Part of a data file

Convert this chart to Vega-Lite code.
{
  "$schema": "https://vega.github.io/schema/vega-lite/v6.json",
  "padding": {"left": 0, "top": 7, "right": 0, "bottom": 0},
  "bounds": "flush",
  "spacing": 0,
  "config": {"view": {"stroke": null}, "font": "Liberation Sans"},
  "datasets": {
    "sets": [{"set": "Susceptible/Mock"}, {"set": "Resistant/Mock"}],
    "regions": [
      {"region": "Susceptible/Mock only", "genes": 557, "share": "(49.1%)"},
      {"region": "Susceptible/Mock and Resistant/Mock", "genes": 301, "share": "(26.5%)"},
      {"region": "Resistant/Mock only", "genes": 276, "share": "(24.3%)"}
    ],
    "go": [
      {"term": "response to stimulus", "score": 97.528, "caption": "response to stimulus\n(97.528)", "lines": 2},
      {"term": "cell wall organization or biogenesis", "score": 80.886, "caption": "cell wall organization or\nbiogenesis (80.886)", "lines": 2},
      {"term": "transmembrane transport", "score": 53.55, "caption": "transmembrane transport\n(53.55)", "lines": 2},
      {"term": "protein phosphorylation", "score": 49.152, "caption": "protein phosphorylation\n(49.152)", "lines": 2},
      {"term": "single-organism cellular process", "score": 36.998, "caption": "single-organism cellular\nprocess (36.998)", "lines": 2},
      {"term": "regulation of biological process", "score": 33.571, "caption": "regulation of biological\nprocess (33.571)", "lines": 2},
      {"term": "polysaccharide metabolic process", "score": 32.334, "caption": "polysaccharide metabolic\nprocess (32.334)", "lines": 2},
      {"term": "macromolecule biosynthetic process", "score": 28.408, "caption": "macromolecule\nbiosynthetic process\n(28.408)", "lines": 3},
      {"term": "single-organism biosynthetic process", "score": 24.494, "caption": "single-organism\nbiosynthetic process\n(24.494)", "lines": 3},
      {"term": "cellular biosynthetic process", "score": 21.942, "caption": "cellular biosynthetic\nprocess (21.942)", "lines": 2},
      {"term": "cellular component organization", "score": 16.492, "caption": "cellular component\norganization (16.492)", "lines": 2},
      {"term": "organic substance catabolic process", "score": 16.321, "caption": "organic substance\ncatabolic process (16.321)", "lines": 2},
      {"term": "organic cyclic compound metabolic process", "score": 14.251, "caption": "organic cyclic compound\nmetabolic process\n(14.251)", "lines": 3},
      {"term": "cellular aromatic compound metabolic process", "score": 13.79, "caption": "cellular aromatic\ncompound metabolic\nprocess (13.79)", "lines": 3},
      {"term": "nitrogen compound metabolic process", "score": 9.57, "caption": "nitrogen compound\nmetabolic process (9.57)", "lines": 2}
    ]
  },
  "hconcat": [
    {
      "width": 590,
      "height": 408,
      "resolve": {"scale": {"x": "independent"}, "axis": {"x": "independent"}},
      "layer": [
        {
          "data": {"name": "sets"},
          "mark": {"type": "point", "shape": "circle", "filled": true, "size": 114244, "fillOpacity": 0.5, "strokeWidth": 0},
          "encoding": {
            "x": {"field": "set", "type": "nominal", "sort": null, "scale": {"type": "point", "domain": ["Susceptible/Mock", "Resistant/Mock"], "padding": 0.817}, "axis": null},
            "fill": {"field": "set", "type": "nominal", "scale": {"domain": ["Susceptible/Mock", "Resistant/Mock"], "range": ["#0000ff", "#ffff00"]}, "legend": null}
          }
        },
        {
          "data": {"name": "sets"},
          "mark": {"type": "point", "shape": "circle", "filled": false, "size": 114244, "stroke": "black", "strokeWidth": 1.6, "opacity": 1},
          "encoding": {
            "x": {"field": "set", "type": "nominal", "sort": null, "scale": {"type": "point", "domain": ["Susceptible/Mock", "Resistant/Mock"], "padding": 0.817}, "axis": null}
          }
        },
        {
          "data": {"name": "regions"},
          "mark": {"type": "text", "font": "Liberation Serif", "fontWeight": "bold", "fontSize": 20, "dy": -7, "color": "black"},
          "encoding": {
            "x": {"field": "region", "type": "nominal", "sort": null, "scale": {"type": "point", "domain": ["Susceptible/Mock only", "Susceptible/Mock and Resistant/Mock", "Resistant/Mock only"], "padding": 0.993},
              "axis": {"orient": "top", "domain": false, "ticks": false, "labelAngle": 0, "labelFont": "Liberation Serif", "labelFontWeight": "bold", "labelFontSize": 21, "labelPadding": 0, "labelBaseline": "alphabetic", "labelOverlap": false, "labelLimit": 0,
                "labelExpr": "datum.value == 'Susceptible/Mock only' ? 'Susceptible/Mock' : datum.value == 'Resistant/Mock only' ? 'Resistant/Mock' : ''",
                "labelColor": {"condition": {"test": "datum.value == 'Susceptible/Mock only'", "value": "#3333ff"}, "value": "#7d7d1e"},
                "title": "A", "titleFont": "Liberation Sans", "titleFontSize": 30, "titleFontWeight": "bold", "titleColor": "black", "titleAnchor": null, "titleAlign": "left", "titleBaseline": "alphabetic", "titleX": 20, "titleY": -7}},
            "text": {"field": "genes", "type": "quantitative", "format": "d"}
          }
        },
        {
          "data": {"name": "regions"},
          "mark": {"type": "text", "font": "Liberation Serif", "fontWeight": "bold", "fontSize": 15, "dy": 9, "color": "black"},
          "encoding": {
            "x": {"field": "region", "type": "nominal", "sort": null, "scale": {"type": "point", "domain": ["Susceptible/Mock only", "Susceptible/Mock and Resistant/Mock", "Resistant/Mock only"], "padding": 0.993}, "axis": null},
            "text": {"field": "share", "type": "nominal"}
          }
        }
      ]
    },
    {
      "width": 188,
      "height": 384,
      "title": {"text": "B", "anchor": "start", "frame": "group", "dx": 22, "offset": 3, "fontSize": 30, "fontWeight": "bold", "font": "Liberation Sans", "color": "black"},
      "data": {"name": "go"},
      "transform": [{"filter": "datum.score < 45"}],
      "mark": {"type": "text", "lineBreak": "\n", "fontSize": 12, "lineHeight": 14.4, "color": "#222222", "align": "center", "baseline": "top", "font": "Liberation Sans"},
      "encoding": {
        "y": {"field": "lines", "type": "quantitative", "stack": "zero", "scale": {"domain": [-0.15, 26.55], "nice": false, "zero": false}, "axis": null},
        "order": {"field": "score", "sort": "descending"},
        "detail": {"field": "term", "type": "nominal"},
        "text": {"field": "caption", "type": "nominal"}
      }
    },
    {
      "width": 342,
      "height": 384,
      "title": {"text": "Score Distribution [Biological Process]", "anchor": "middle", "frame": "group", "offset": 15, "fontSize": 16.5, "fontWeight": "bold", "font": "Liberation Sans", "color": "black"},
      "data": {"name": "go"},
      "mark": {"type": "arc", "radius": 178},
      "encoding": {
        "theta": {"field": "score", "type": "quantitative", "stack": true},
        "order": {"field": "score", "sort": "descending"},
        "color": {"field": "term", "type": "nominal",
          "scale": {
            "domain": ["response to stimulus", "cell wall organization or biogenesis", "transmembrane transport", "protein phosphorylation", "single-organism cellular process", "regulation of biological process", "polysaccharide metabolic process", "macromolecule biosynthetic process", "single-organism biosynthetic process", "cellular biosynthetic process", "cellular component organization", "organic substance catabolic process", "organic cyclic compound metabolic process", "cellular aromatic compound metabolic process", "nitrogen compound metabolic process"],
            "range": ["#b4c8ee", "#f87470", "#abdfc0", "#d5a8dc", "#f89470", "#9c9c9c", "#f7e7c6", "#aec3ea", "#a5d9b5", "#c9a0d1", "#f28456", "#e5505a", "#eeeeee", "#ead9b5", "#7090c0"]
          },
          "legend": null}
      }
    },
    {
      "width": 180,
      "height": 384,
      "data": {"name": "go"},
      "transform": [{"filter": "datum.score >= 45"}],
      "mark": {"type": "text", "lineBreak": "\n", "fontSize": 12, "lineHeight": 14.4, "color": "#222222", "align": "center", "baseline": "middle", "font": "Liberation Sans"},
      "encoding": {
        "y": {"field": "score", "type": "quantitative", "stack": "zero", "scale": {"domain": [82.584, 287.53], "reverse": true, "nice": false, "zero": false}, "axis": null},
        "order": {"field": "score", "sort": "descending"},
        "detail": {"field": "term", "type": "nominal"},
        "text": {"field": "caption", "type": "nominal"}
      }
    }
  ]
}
---
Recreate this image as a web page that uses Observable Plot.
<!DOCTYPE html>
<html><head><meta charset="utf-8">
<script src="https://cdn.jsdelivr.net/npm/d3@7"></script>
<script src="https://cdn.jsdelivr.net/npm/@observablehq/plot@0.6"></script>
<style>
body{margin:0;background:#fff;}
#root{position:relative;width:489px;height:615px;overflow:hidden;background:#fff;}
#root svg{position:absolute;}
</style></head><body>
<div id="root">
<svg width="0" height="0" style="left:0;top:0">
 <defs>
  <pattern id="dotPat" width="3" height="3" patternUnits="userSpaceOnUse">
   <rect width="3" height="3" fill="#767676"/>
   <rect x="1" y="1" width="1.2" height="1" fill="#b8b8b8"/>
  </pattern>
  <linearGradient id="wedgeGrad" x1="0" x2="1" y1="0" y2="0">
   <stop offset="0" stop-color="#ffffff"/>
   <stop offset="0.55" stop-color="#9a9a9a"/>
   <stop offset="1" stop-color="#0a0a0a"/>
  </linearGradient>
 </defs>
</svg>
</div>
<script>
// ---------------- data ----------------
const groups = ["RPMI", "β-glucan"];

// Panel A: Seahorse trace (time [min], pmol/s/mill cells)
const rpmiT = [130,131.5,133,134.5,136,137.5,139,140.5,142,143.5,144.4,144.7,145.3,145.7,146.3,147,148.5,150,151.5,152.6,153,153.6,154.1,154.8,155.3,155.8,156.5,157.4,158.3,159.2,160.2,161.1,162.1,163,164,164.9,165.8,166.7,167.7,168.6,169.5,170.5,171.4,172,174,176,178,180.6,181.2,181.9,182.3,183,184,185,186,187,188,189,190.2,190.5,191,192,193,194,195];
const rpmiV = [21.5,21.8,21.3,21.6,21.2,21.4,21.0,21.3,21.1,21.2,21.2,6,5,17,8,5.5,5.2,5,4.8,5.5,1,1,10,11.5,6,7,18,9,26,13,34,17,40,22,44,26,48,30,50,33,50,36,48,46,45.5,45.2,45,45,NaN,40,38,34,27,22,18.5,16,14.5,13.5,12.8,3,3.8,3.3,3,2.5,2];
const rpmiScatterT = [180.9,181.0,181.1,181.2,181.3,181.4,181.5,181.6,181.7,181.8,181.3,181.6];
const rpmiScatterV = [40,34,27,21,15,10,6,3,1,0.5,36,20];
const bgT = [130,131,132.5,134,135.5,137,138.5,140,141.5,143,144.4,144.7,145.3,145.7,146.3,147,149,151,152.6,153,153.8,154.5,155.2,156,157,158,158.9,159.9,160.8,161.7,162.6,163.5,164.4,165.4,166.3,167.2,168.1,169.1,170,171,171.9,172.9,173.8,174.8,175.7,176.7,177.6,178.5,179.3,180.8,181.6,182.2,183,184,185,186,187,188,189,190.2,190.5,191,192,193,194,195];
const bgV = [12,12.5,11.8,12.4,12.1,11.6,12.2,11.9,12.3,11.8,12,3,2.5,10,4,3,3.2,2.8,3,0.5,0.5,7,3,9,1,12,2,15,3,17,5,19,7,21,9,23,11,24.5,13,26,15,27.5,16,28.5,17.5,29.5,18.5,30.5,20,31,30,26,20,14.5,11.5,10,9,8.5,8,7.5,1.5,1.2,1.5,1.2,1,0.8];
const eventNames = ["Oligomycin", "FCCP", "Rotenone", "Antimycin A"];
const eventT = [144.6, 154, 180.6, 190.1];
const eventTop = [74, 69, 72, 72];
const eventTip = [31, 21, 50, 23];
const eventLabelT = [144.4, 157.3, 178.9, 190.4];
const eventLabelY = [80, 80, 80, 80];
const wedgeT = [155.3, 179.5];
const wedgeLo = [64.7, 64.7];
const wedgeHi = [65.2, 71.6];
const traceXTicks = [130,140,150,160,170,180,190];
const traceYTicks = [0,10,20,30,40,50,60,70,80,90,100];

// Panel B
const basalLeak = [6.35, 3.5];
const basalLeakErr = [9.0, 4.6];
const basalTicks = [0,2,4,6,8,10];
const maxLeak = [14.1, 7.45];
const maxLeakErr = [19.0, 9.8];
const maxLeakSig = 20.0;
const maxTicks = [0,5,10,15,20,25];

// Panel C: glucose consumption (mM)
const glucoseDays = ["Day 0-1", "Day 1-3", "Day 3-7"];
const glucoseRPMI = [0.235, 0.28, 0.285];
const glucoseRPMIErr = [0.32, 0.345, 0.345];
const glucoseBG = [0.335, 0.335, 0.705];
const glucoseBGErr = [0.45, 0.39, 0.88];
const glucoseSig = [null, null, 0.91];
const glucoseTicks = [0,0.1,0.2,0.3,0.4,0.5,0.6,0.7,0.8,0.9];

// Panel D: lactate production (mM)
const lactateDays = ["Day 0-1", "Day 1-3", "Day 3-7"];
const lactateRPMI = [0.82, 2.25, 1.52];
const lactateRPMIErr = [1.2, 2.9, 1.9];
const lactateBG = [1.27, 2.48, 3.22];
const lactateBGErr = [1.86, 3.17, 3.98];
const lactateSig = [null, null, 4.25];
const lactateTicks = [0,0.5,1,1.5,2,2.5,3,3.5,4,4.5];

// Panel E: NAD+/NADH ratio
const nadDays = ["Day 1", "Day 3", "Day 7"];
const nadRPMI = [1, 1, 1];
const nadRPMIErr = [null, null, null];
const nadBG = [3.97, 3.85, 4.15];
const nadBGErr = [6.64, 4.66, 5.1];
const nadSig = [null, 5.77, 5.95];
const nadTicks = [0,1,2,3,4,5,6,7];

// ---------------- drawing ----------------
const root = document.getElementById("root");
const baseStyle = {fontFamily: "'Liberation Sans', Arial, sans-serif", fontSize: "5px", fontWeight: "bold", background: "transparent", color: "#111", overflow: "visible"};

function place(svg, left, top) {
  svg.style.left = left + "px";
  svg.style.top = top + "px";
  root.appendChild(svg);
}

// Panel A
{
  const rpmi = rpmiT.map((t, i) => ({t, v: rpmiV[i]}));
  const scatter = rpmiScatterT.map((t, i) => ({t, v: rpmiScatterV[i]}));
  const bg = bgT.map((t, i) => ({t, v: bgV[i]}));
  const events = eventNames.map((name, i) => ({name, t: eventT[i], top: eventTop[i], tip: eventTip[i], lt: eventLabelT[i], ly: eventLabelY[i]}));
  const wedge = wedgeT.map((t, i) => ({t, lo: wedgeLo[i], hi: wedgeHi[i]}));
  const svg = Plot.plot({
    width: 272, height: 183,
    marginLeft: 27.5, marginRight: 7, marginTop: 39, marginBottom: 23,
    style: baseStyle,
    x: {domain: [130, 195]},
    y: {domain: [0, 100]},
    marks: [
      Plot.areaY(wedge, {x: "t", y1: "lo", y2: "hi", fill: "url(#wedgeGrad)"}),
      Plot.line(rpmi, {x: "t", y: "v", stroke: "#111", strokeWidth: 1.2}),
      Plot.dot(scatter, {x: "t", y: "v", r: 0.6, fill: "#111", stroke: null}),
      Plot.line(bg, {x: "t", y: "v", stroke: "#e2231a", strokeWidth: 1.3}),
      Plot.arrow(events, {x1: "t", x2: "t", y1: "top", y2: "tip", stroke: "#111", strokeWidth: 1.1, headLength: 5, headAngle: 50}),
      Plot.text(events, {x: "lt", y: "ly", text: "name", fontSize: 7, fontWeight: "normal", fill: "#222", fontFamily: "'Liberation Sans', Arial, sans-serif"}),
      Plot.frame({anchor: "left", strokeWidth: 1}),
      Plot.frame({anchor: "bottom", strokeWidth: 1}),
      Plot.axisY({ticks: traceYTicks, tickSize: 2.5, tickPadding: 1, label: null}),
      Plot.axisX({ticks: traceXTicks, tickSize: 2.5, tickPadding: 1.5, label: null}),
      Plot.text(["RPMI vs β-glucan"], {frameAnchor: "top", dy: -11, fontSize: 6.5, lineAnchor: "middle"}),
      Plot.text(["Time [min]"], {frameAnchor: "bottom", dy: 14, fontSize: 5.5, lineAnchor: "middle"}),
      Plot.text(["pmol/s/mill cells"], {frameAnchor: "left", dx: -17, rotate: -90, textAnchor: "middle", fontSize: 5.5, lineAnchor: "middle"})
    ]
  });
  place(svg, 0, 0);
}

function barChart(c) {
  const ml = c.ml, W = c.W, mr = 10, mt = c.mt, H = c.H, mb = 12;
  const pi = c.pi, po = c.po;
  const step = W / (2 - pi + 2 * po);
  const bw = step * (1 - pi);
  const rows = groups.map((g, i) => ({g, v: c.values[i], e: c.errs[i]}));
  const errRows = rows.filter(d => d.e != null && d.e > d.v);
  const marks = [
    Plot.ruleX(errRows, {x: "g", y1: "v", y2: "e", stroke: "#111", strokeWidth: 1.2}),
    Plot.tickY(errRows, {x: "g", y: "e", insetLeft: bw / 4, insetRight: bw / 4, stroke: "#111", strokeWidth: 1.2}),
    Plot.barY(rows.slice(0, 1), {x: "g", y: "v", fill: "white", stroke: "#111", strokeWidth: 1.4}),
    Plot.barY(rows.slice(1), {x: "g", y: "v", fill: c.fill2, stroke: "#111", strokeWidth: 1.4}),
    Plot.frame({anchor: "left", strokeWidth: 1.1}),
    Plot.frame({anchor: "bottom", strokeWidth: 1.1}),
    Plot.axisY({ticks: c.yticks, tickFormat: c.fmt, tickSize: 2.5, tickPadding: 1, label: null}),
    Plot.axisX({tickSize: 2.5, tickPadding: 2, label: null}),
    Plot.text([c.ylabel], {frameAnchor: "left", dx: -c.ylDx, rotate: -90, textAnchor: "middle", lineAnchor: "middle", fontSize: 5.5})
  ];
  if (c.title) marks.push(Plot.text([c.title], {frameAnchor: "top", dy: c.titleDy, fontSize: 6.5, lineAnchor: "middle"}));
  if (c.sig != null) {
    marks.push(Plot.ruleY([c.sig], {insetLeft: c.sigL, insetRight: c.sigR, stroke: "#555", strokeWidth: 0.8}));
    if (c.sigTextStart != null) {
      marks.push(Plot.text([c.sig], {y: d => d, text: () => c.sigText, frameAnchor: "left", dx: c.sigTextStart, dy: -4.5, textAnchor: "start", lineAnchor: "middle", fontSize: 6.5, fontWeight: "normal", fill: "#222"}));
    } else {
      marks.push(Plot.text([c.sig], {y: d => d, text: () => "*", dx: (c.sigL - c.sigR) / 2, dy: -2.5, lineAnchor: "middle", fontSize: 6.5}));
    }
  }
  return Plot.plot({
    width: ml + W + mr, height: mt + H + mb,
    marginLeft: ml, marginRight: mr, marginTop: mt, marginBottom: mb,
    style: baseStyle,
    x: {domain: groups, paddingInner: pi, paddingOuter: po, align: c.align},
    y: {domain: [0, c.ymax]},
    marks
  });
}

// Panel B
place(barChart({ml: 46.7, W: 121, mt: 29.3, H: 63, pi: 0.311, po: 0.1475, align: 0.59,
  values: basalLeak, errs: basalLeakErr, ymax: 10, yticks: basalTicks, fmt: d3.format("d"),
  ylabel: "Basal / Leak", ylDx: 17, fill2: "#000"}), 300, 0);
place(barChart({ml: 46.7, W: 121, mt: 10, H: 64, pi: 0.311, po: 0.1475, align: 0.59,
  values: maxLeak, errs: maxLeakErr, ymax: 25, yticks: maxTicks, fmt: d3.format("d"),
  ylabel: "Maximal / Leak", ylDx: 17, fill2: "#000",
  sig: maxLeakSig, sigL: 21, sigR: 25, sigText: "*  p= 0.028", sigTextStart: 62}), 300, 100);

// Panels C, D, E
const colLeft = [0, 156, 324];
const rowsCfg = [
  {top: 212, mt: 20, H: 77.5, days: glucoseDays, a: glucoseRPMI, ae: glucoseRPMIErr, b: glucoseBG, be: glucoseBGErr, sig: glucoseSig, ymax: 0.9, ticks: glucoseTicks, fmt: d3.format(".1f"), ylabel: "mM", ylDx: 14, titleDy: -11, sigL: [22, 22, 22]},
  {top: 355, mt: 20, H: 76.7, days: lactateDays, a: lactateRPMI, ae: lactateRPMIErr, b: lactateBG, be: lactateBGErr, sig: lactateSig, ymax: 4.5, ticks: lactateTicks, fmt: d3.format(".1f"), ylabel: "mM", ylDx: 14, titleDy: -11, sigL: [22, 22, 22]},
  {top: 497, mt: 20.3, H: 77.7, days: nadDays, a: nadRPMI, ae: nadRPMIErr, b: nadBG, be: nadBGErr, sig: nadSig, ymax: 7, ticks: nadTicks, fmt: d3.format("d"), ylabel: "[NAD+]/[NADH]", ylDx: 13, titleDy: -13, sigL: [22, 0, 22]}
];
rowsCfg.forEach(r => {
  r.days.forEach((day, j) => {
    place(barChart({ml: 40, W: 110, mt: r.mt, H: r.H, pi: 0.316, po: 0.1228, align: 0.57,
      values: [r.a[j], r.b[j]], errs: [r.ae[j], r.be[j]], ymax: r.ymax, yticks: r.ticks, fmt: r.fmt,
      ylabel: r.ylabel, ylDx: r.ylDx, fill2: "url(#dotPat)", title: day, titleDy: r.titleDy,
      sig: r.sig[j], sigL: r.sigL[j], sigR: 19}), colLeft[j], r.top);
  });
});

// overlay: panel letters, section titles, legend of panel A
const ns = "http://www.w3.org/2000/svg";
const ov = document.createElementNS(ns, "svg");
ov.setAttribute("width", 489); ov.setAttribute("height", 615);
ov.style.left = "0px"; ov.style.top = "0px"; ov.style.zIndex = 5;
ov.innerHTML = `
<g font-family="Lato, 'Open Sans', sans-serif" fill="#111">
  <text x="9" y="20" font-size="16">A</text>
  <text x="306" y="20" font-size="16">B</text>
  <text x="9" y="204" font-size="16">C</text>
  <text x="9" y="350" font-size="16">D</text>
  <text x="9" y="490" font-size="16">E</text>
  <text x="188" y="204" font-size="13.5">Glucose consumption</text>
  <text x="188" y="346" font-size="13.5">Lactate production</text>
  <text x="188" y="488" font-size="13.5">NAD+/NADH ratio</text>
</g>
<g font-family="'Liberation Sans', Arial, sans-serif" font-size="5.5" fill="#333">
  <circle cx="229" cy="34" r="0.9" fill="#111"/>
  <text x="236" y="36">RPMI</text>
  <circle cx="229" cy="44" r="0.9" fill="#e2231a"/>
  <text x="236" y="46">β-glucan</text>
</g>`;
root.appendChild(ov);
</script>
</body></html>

TASK DIRECTIONS: Look through the entries above for the word "this". Copy every line where it shows up.

SOLUTION TO THE PROBLEM:
Convert this chart to Vega-Lite code.
Recreate this image as a web page that uses Observable Plot.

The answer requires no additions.